Records provided =>
— Begin —

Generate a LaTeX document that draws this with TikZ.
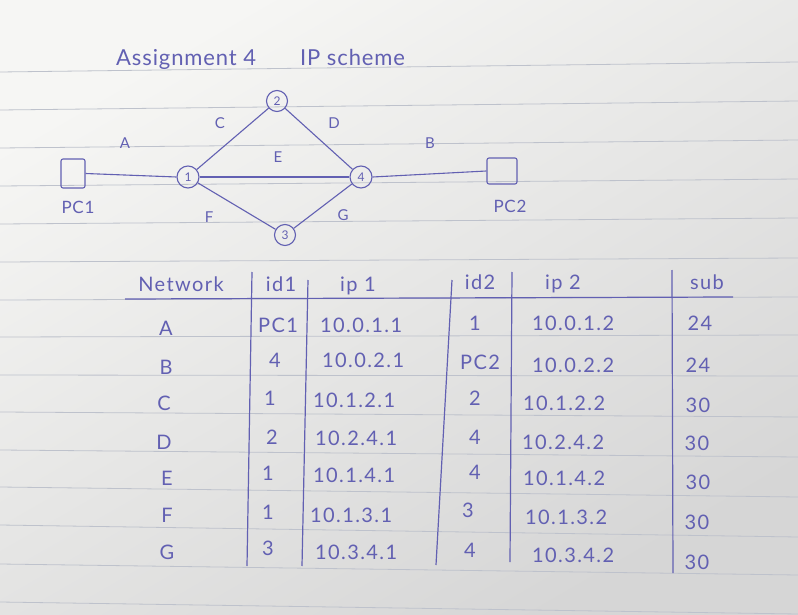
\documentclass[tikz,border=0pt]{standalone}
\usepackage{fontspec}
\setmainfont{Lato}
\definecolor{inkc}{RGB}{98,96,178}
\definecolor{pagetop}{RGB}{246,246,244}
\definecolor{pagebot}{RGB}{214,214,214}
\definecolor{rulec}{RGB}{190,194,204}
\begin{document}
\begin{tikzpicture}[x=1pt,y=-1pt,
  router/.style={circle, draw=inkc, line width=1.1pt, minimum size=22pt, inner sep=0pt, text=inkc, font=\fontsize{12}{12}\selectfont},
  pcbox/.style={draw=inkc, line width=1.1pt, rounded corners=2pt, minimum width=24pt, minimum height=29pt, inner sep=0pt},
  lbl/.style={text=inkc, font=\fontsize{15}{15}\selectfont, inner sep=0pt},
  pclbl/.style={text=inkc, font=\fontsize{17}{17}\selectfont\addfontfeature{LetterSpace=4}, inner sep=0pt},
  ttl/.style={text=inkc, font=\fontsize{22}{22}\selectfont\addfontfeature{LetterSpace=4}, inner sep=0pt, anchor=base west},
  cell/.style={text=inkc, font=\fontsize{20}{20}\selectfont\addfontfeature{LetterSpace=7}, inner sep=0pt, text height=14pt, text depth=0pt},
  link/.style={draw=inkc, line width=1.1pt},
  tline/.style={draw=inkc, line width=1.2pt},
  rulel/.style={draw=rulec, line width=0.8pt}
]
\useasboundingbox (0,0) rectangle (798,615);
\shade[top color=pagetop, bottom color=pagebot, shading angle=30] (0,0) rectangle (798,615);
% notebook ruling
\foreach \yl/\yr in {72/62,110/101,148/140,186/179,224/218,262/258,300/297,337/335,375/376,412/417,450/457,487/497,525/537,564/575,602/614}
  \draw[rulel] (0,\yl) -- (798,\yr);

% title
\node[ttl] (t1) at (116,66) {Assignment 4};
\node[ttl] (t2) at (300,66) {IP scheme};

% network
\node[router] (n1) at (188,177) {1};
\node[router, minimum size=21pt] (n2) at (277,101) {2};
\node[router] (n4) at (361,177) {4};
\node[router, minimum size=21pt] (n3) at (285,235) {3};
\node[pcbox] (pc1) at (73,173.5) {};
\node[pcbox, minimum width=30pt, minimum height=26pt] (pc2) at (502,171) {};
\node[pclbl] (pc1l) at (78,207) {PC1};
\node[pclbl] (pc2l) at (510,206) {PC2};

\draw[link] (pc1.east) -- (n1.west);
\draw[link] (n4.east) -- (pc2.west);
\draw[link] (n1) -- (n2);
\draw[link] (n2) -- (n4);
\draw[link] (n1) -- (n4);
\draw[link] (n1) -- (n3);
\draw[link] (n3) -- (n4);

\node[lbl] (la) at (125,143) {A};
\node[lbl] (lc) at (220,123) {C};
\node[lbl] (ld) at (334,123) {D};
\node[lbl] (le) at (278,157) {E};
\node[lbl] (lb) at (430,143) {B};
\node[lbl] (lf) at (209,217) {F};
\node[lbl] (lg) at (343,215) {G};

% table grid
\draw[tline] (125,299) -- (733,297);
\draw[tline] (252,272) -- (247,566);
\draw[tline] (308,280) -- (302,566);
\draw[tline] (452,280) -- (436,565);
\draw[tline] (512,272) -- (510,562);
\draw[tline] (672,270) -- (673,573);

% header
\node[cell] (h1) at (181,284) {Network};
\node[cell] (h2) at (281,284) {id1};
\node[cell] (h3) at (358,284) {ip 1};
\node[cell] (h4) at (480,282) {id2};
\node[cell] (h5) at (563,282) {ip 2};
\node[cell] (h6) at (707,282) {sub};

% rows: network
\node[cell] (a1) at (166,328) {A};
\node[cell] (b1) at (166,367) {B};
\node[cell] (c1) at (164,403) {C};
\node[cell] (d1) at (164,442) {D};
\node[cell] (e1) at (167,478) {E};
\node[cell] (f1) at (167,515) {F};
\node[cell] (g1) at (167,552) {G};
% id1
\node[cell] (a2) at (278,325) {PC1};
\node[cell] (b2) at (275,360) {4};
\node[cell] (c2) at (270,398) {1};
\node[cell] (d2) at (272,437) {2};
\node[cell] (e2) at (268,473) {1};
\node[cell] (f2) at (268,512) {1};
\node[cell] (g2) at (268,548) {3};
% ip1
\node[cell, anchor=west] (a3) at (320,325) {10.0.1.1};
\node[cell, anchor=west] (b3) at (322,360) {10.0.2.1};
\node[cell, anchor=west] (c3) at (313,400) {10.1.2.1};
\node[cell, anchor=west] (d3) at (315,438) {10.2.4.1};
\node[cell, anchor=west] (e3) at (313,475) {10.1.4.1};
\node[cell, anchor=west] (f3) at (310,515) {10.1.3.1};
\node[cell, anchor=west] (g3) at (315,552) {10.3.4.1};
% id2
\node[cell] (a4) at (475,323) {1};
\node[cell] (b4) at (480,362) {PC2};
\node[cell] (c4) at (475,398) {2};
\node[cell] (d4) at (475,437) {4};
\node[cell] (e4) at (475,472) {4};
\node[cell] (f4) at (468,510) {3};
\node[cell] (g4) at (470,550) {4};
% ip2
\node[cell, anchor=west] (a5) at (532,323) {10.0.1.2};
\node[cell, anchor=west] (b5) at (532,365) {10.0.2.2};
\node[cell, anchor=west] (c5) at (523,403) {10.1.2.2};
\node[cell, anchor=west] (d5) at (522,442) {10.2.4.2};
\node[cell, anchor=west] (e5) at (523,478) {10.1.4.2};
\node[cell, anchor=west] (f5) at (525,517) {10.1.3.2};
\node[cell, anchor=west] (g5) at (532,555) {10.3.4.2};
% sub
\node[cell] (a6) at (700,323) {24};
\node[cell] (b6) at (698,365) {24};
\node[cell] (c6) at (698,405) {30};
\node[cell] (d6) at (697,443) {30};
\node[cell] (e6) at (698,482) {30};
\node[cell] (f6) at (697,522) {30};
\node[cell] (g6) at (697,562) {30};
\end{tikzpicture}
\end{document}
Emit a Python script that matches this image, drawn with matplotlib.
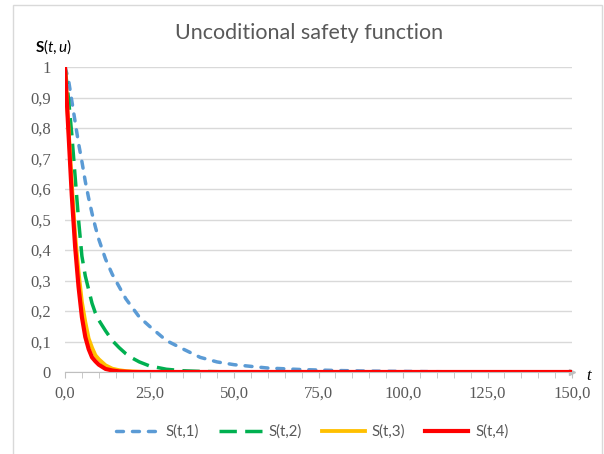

— End —
— Begin —

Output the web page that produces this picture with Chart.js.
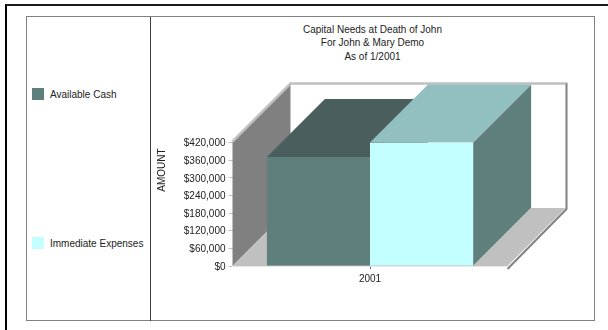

— End —

What to work on =>
Up in the listing, locate the line with "Generate a LaTeX"; print it and every line after it down to the line with "(t2) at (300,66)", which is included too. Skip the pictures.

Task output =>
Generate a LaTeX document that draws this with TikZ.
\documentclass[tikz,border=0pt]{standalone}
\usepackage{fontspec}
\setmainfont{Lato}
\definecolor{inkc}{RGB}{98,96,178}
\definecolor{pagetop}{RGB}{246,246,244}
\definecolor{pagebot}{RGB}{214,214,214}
\definecolor{rulec}{RGB}{190,194,204}
\begin{document}
\begin{tikzpicture}[x=1pt,y=-1pt,
  router/.style={circle, draw=inkc, line width=1.1pt, minimum size=22pt, inner sep=0pt, text=inkc, font=\fontsize{12}{12}\selectfont},
  pcbox/.style={draw=inkc, line width=1.1pt, rounded corners=2pt, minimum width=24pt, minimum height=29pt, inner sep=0pt},
  lbl/.style={text=inkc, font=\fontsize{15}{15}\selectfont, inner sep=0pt},
  pclbl/.style={text=inkc, font=\fontsize{17}{17}\selectfont\addfontfeature{LetterSpace=4}, inner sep=0pt},
  ttl/.style={text=inkc, font=\fontsize{22}{22}\selectfont\addfontfeature{LetterSpace=4}, inner sep=0pt, anchor=base west},
  cell/.style={text=inkc, font=\fontsize{20}{20}\selectfont\addfontfeature{LetterSpace=7}, inner sep=0pt, text height=14pt, text depth=0pt},
  link/.style={draw=inkc, line width=1.1pt},
  tline/.style={draw=inkc, line width=1.2pt},
  rulel/.style={draw=rulec, line width=0.8pt}
]
\useasboundingbox (0,0) rectangle (798,615);
\shade[top color=pagetop, bottom color=pagebot, shading angle=30] (0,0) rectangle (798,615);
% notebook ruling
\foreach \yl/\yr in {72/62,110/101,148/140,186/179,224/218,262/258,300/297,337/335,375/376,412/417,450/457,487/497,525/537,564/575,602/614}
  \draw[rulel] (0,\yl) -- (798,\yr);

% title
\node[ttl] (t1) at (116,66) {Assignment 4};
\node[ttl] (t2) at (300,66) {IP scheme};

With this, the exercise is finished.